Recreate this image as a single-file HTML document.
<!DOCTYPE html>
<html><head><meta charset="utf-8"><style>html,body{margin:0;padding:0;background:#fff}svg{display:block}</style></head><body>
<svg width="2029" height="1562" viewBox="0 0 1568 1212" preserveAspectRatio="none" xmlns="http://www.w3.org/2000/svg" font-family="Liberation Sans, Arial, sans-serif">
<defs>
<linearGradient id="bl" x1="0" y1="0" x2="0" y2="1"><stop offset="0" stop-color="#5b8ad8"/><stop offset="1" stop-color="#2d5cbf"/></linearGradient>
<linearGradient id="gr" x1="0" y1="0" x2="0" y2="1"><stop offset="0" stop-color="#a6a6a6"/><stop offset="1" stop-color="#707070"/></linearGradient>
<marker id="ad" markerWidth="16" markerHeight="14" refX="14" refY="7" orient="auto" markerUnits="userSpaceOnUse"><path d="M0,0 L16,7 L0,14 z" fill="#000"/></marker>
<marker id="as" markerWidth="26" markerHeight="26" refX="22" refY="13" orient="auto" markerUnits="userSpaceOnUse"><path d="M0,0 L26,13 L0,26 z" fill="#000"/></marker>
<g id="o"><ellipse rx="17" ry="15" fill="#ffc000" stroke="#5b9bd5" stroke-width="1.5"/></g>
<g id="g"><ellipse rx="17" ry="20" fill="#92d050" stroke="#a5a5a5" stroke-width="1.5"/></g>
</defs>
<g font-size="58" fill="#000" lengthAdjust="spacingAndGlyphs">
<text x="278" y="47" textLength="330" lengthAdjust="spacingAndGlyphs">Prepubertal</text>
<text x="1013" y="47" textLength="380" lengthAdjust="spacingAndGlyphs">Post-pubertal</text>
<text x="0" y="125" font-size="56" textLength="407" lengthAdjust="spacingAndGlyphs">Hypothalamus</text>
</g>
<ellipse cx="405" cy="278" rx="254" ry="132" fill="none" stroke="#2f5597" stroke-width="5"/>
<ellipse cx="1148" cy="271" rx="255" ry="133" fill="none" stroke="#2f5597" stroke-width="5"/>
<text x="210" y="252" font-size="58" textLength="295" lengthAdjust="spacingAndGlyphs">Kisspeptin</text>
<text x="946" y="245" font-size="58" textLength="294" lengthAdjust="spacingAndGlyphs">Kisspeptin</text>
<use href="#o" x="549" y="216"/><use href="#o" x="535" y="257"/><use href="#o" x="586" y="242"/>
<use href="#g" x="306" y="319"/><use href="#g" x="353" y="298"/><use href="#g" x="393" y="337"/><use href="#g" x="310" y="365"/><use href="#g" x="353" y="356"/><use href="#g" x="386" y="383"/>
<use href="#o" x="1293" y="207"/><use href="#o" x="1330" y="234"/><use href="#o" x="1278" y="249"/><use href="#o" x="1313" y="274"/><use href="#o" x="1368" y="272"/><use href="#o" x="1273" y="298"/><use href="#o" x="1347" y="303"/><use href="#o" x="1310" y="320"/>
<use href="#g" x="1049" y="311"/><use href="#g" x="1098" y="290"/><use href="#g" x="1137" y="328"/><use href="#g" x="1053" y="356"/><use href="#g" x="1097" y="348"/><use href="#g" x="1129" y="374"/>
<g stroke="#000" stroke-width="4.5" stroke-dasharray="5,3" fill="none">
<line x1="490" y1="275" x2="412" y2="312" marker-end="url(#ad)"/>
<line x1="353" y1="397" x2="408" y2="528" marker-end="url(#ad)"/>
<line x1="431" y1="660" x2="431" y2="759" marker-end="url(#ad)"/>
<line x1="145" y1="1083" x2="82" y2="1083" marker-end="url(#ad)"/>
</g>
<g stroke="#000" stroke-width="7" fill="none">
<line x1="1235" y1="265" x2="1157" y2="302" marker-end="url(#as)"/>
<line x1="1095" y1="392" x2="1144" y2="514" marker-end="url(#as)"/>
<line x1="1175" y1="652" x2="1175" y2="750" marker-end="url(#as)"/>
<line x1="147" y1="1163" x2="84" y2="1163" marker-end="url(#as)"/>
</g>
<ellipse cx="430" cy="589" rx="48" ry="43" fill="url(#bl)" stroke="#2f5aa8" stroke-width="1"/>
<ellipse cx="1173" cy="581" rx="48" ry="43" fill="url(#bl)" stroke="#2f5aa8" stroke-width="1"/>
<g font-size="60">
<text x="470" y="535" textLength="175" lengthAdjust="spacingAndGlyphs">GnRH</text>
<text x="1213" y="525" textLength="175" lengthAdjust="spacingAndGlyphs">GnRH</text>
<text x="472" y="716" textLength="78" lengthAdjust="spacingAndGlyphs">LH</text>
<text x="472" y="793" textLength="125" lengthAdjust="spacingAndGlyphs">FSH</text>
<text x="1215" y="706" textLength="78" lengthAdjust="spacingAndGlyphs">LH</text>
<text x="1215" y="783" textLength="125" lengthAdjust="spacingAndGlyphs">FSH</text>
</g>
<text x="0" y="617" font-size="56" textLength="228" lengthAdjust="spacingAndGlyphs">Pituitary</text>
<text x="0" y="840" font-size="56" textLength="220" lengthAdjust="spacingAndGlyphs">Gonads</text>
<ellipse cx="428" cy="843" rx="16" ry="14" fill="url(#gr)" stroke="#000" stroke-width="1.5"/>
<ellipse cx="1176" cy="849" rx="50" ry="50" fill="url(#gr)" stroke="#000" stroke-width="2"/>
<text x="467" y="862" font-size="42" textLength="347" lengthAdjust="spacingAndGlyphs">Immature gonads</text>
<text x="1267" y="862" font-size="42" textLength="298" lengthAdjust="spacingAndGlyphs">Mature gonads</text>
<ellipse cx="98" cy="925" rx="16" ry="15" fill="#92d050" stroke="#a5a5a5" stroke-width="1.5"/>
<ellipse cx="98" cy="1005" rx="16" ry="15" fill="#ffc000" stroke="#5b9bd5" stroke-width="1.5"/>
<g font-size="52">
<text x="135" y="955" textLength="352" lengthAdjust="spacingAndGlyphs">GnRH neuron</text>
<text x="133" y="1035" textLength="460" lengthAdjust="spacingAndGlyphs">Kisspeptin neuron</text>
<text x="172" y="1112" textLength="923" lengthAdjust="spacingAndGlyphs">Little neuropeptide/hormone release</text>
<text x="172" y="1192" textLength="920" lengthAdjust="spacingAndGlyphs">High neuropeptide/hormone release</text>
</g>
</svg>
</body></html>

★ ★ ★ ★ ★

• _Exercise brief_:
Retype the material in full. Each word must match.

• _Task answer_:
Recreate this image as a single-file HTML document.
<!DOCTYPE html>
<html><head><meta charset="utf-8"><style>html,body{margin:0;padding:0;background:#fff}svg{display:block}</style></head><body>
<svg width="2029" height="1562" viewBox="0 0 1568 1212" preserveAspectRatio="none" xmlns="http://www.w3.org/2000/svg" font-family="Liberation Sans, Arial, sans-serif">
<defs>
<linearGradient id="bl" x1="0" y1="0" x2="0" y2="1"><stop offset="0" stop-color="#5b8ad8"/><stop offset="1" stop-color="#2d5cbf"/></linearGradient>
<linearGradient id="gr" x1="0" y1="0" x2="0" y2="1"><stop offset="0" stop-color="#a6a6a6"/><stop offset="1" stop-color="#707070"/></linearGradient>
<marker id="ad" markerWidth="16" markerHeight="14" refX="14" refY="7" orient="auto" markerUnits="userSpaceOnUse"><path d="M0,0 L16,7 L0,14 z" fill="#000"/></marker>
<marker id="as" markerWidth="26" markerHeight="26" refX="22" refY="13" orient="auto" markerUnits="userSpaceOnUse"><path d="M0,0 L26,13 L0,26 z" fill="#000"/></marker>
<g id="o"><ellipse rx="17" ry="15" fill="#ffc000" stroke="#5b9bd5" stroke-width="1.5"/></g>
<g id="g"><ellipse rx="17" ry="20" fill="#92d050" stroke="#a5a5a5" stroke-width="1.5"/></g>
</defs>
<g font-size="58" fill="#000" lengthAdjust="spacingAndGlyphs">
<text x="278" y="47" textLength="330" lengthAdjust="spacingAndGlyphs">Prepubertal</text>
<text x="1013" y="47" textLength="380" lengthAdjust="spacingAndGlyphs">Post-pubertal</text>
<text x="0" y="125" font-size="56" textLength="407" lengthAdjust="spacingAndGlyphs">Hypothalamus</text>
</g>
<ellipse cx="405" cy="278" rx="254" ry="132" fill="none" stroke="#2f5597" stroke-width="5"/>
<ellipse cx="1148" cy="271" rx="255" ry="133" fill="none" stroke="#2f5597" stroke-width="5"/>
<text x="210" y="252" font-size="58" textLength="295" lengthAdjust="spacingAndGlyphs">Kisspeptin</text>
<text x="946" y="245" font-size="58" textLength="294" lengthAdjust="spacingAndGlyphs">Kisspeptin</text>
<use href="#o" x="549" y="216"/><use href="#o" x="535" y="257"/><use href="#o" x="586" y="242"/>
<use href="#g" x="306" y="319"/><use href="#g" x="353" y="298"/><use href="#g" x="393" y="337"/><use href="#g" x="310" y="365"/><use href="#g" x="353" y="356"/><use href="#g" x="386" y="383"/>
<use href="#o" x="1293" y="207"/><use href="#o" x="1330" y="234"/><use href="#o" x="1278" y="249"/><use href="#o" x="1313" y="274"/><use href="#o" x="1368" y="272"/><use href="#o" x="1273" y="298"/><use href="#o" x="1347" y="303"/><use href="#o" x="1310" y="320"/>
<use href="#g" x="1049" y="311"/><use href="#g" x="1098" y="290"/><use href="#g" x="1137" y="328"/><use href="#g" x="1053" y="356"/><use href="#g" x="1097" y="348"/><use href="#g" x="1129" y="374"/>
<g stroke="#000" stroke-width="4.5" stroke-dasharray="5,3" fill="none">
<line x1="490" y1="275" x2="412" y2="312" marker-end="url(#ad)"/>
<line x1="353" y1="397" x2="408" y2="528" marker-end="url(#ad)"/>
<line x1="431" y1="660" x2="431" y2="759" marker-end="url(#ad)"/>
<line x1="145" y1="1083" x2="82" y2="1083" marker-end="url(#ad)"/>
</g>
<g stroke="#000" stroke-width="7" fill="none">
<line x1="1235" y1="265" x2="1157" y2="302" marker-end="url(#as)"/>
<line x1="1095" y1="392" x2="1144" y2="514" marker-end="url(#as)"/>
<line x1="1175" y1="652" x2="1175" y2="750" marker-end="url(#as)"/>
<line x1="147" y1="1163" x2="84" y2="1163" marker-end="url(#as)"/>
</g>
<ellipse cx="430" cy="589" rx="48" ry="43" fill="url(#bl)" stroke="#2f5aa8" stroke-width="1"/>
<ellipse cx="1173" cy="581" rx="48" ry="43" fill="url(#bl)" stroke="#2f5aa8" stroke-width="1"/>
<g font-size="60">
<text x="470" y="535" textLength="175" lengthAdjust="spacingAndGlyphs">GnRH</text>
<text x="1213" y="525" textLength="175" lengthAdjust="spacingAndGlyphs">GnRH</text>
<text x="472" y="716" textLength="78" lengthAdjust="spacingAndGlyphs">LH</text>
<text x="472" y="793" textLength="125" lengthAdjust="spacingAndGlyphs">FSH</text>
<text x="1215" y="706" textLength="78" lengthAdjust="spacingAndGlyphs">LH</text>
<text x="1215" y="783" textLength="125" lengthAdjust="spacingAndGlyphs">FSH</text>
</g>
<text x="0" y="617" font-size="56" textLength="228" lengthAdjust="spacingAndGlyphs">Pituitary</text>
<text x="0" y="840" font-size="56" textLength="220" lengthAdjust="spacingAndGlyphs">Gonads</text>
<ellipse cx="428" cy="843" rx="16" ry="14" fill="url(#gr)" stroke="#000" stroke-width="1.5"/>
<ellipse cx="1176" cy="849" rx="50" ry="50" fill="url(#gr)" stroke="#000" stroke-width="2"/>
<text x="467" y="862" font-size="42" textLength="347" lengthAdjust="spacingAndGlyphs">Immature gonads</text>
<text x="1267" y="862" font-size="42" textLength="298" lengthAdjust="spacingAndGlyphs">Mature gonads</text>
<ellipse cx="98" cy="925" rx="16" ry="15" fill="#92d050" stroke="#a5a5a5" stroke-width="1.5"/>
<ellipse cx="98" cy="1005" rx="16" ry="15" fill="#ffc000" stroke="#5b9bd5" stroke-width="1.5"/>
<g font-size="52">
<text x="135" y="955" textLength="352" lengthAdjust="spacingAndGlyphs">GnRH neuron</text>
<text x="133" y="1035" textLength="460" lengthAdjust="spacingAndGlyphs">Kisspeptin neuron</text>
<text x="172" y="1112" textLength="923" lengthAdjust="spacingAndGlyphs">Little neuropeptide/hormone release</text>
<text x="172" y="1192" textLength="920" lengthAdjust="spacingAndGlyphs">High neuropeptide/hormone release</text>
</g>
</svg>
</body></html>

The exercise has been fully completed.